On November 4, 2021, BioRestorative Therapies, Inc. (the “Company”) entered into an underwriting agreement (the “Underwriting
Agreement”) with Roth Capital Partners, as representative of the underwriters named in the Underwriting Agreement (the “Underwriters”). Pursuant to the terms and conditions of the Underwriting Agreement, the Company agreed to sell to the
Underwriters 2,300,000 units (the “Units”), each consisting of one share of its common stock, par value $0.0001 per share (“Common Stock”), and one warrant to purchase one share of Common Stock (the “Warrants”), at a price of $10.00 per Unit
(the “Offering”), less underwriting discounts and commissions. The Offering is expected to close on November 9, 2021, subject to customary closing conditions. Also, pursuant to the Underwriting Agreement, the Underwriters have been granted by
the Company a 45-day option to purchase up to 345,000 additional shares of Common Stock and/or Warrants to purchase up to 345,000 additional shares of Common Stock to cover over-allotments, if any. On November 5, 2021, the over-allotment
option as to the Warrants for the purchase of 345,000 shares of Common Stock was exercised. The Warrants have a per share exercise price of $10.00 (100% of the public offering price of the Units), are exercisable immediately and expire five
years from the date of issuance.
The shares of Common Stock and the Warrants will be issued pursuant to a registration statement on Form S-1, as amended
(Registration No. 333-204672), which was declared effective by the Securities and Exchange Commission (the “Commission”) on November 4, 2021, and a registration statement on Form S-IMEF (Registration No. 333-260792), which was declared
effective by the Commission on November 4, 2021. The Underwriting Agreement contains customary representations, warranties and agreements by the Company, customary conditions to closing, indemnification obligations of the Company and the
Underwriters, including for liabilities under the Securities Act of 1933, as amended, and other obligations of the parties and termination provisions.
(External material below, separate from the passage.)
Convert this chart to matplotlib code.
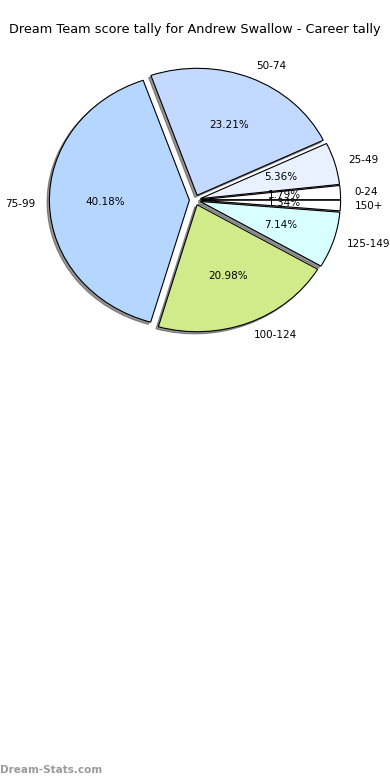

The net proceeds to the Company from the offering are approximately $20,869,000, after deducting the underwriting discounts and
commissions, and offering expenses payable by the Company. The Company intends to use the net proceeds from the offering as follows: (i) undertaking of clinical trials with respect to BRTX-100 and its related collection and delivery procedure;
(ii) pre-clinical research and development with respect to its ThermoStem Program; and (iii) for general corporate and working capital purposes.
The foregoing description of the Underwriting Agreement does not purport to be complete and is subject to, and qualified in its
entirety by reference to the full text of, the Underwriting Agreement, a copy of which is filed herewith as Exhibit 1.1.